Grace hosts the bar tonight with this prompt.
Our word for Quadrille Monday is STILL. Use it as a noun, adjective, adverb or verb. You can also combine still with another word like stillness, stillwaters, stillborn, stillrooms, or even standstill. Our challenge: please write a poem of precisely 44 words, not including the title, and including a given word.
water steeped barley germination
new life interruption by hot peat smoke
malt made fine in old Porteus
takes grist from this mill
water by gallons mashes things up
fermenting from tun to washback
copper stills the process until the
spirit is born: Uisge Beatha
napowrimo 24/30(4)
I like this ode to that nectar of the gods….scotch! I like how you used the word still in this – as a noun!
Still is what it is n what it does 😉
Haven’t heard that vocabulary for years. Nice reminder of how it’s done.
Tis a beautiful thing.
…and just like that, I’m thirsty for a distilled beverage. Thanks a lot, Paul!
Slainte.
I’ll drink to that!
Slainte.
nice reminder of another meaning of still. Irish, though, surely?
They make whisky in Ireland sure but Scotland is better known for it.
Great take on the prompt, very unique. It reminds me of making Kombucha. I like this. 🙂
This stuff is a bit stronger than Kombucha 😉
Makes me want to write about distilling moonshine. Scotch & I have never been friends, but white lightning has been a companion.
Maybe you never found the right scotch 😉
Nice description of making Irish whiskey.
Scotch 😉
I am deeply enamored of the phrase “copper stills the process”…I feel as though I should pull up a copper cup, right now, and still the process of this crazy day. Cheers.
Slainte.
I see you’ve used the Scots Gaelic for water, Paul! I’m not a whiskey fan – I don’t drink – and have never known the difference between Scotch and Irish whiskey, but it could lie in the Gaelic spelling (tongue in cheek – pun intended!). I do know they both use peat and I love the idea that the spirit is born!
Very similar process where single malt is concerned. The Irish also do a pot still whiskey which is a slightly different process.
Brewing, distilling and wine making are all interesting processes. Putting together a smoothie can be creative but juicing and pressing a button is so boring!
I would do anything for a taste.
Taste is what is best to do with this stuff but sometimes it gets the better of me. There are so many different malts to choose from and so many tastes to savour. Endless joy.

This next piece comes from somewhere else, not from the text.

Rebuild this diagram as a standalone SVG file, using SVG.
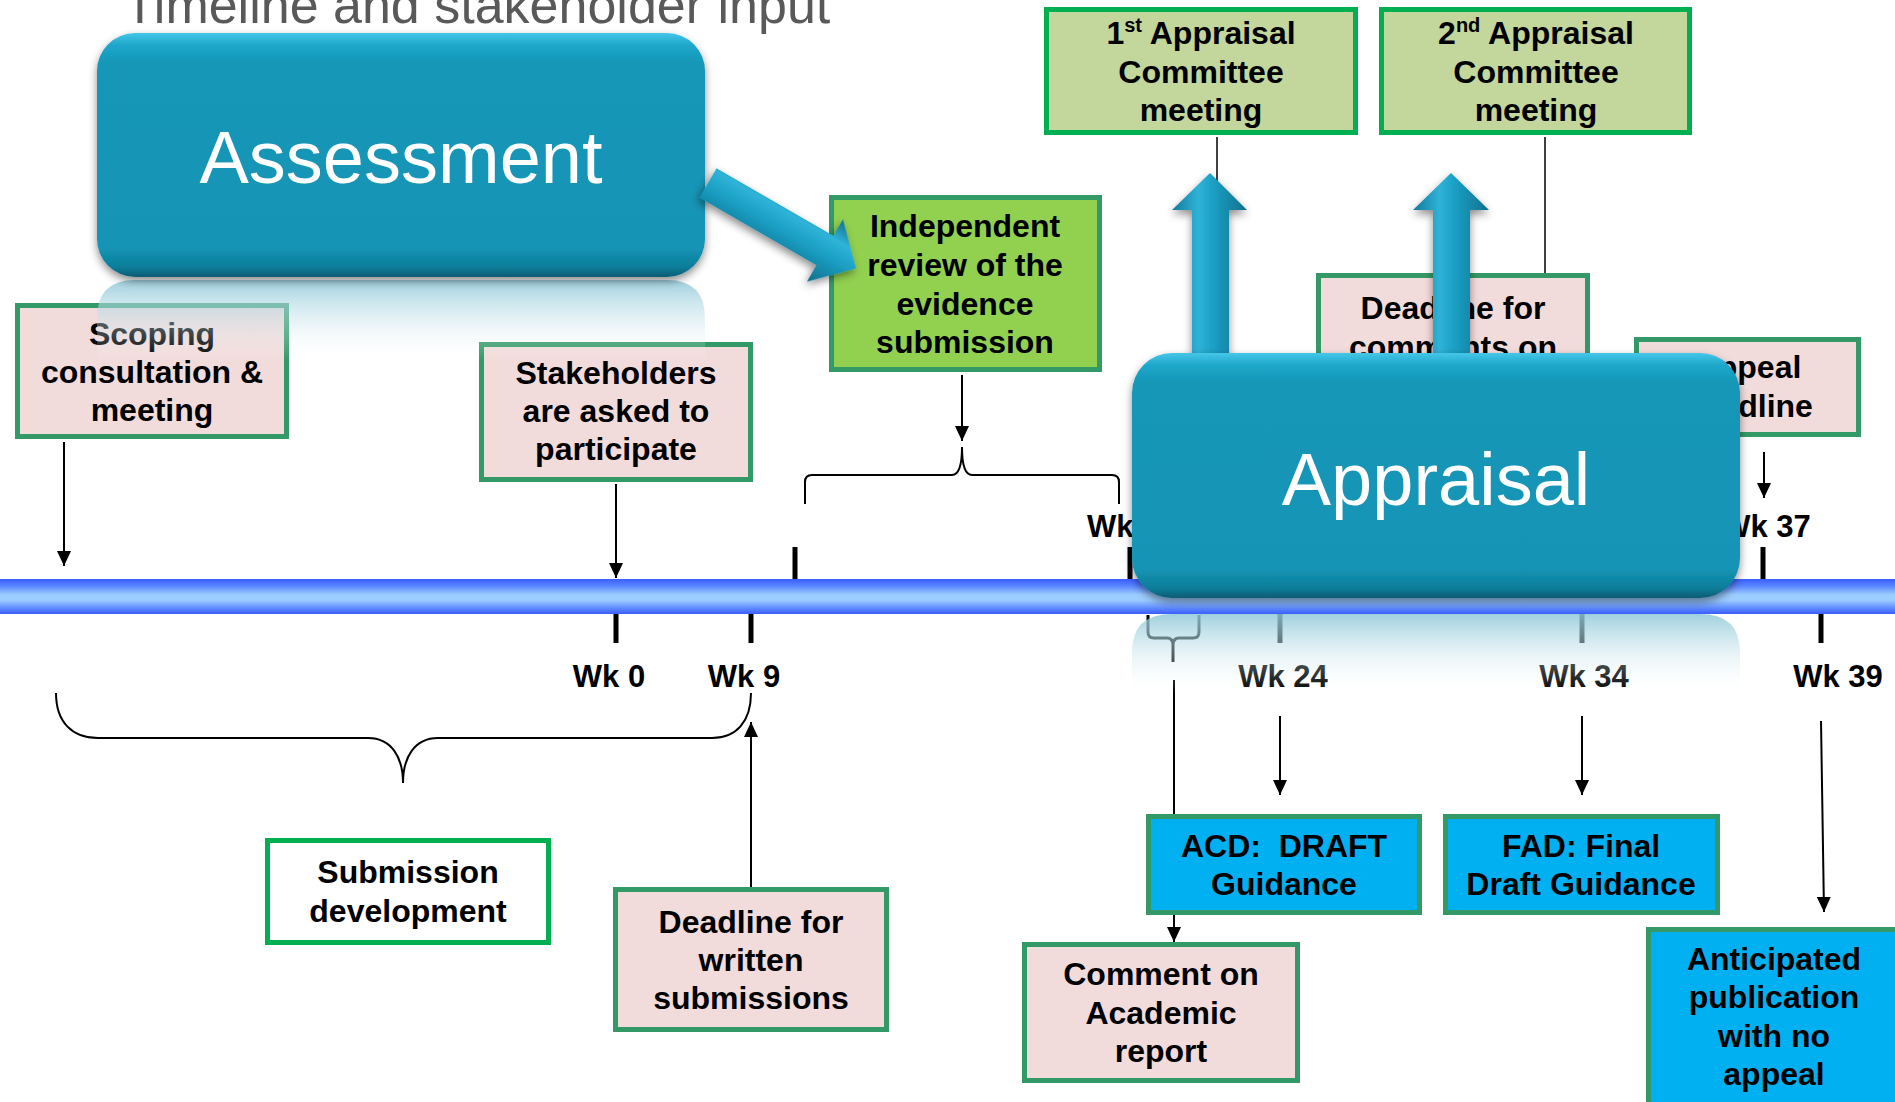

These are my favorite lines:
“new life interruption by hot peat smoke
malt made fine in old Porteus”
It’s a beautiful part of the process and critical too.
Reminds me of my tour of a brewery years ago…so clean and precise. I like the copper stills.
Me too.
something of such value created from movement and then stillness, just waiting
That’s the beauty of it.
I appreciate the process and the way you used “still” Paul ~ Hope you feel better ~
Thanks Grace.It’ll pass I’m sure.
Very fun take on the word, Paul. It took me a second read, having never been involved in moonshining though when I studied organic chemistry, we did distill booze in the lab. The prof knew he had a bunch of nurses and otherwise peripherally science-enamored students.
I think the process is the same pretty much, be it moonshine, single malt whisky or Poteen. My observation is built on having seen the whisky made here in Scotland. The image of drunk nurses in the chemistry lab is making me smile.
Cheers to your unique take on this prompt
Wow!! I wish I could have some of that ❤️
Ah, blessed elixir of life! Here’s lookin’ at ye!
Cheers then!
I love this, it seems we have both been inspired by whisky for this Q ;o)
I liked this before I fully understood it was about making scotch…there is something about the language of brewing and making things that is poetic and missing from our lives.
Yes I like this a lot… a great ode to whisky… cheers
love how you dripped through in these words the somewhat sober process of the still
water by gallons mashes things up
fermenting from tun to washback
How one takes pain to have a memorable drink more than the usual cuppa of coffee!